Wednesday, February 4, 2009

Walmart stock falls below $47 per share: continuing drop reflects a public that won't spend

The faulty reasoning behind the economic stimulus plan now fragmented into several versions in the U.S. Senate can be seen in the continuing and shocking decline in the per share value of the nation's most celebrated retailer, Walmart.

I sold out of Walmart for a profit for myself and my mother's estate at $61 per share last summer. We made only $10,000 and $15,000 respectively, but the investment was worth it for a short-term reward earned in only one-month's time.

Then I knew, because of God's grace and watching CNBC 12 hours a day/five days a week, that it was time to get everything out of the market above 13,000 on the Dow.

I also watched FOXNEWS' investor TV shows on Saturday mornings.
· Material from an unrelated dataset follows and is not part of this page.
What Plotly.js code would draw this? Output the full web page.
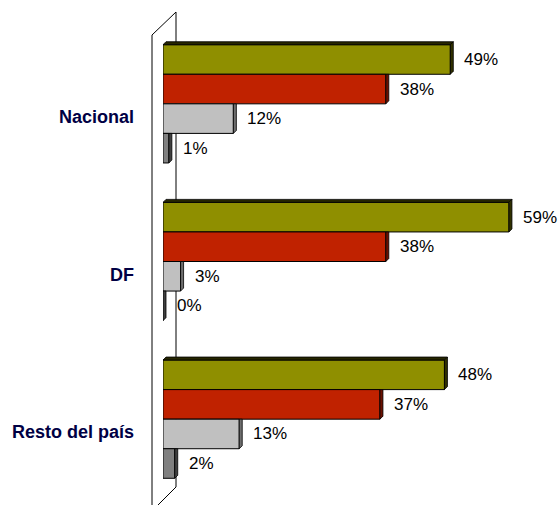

The original "Trapper John" from the M.A.S.H. TV series is a featured panelist and a most cautious and wise investor. I partly relied on his advice to also get out before the floor fell from under the financial markets.

People asked me all the time how I knew to get out of the market when all the folks with big titles were telling people to stay in. I first invested the time, an incredible amount of time, when everyone else was having fun.

And then there was God. Always God. He always reminded me to never be greedy, that all blessings come from Him. They do. I am alive to prove that. And He, only He, gave me a fortune while others lost so much.

What I can't understand is why so many people still today are so committed to greed and refuse to get out the market as it prepares to plummet to 7,000 on the Dow this month. And that will be this month -- as it heads down to 5,700 by the turn of the year or soon after.

God only helps those who help themselves. Get the greed out of your system, America.


A lot of people also over the past three decades have made nice profits from owning Walmart. I first bought it in 1984 and celebrated when the stock rose and then split every few years.

Today, Walmart fell below $47 per share as Costco's told market analysts that its year to year sales in January would be substantially lower. All retailers face the same fate.

The moral of the story is that the American people are no longer going to spend as they used to. Any stimulus checks are going to go into savings decimated by the stock market's decline or to pay off mounting credit card or delinquent home mortgage debts.

The American people rightly are in shock. And they don't trust Washington, Congress, Jim Cramer, Larry Kudlow and Barack Obama.

Walmart remains the top place to buy for household groceries to make ends meet. I stop there every Saturday afternoon before Mass. But its dropping stock price shows that even the best is not enough to deliver the needed profit in this economy.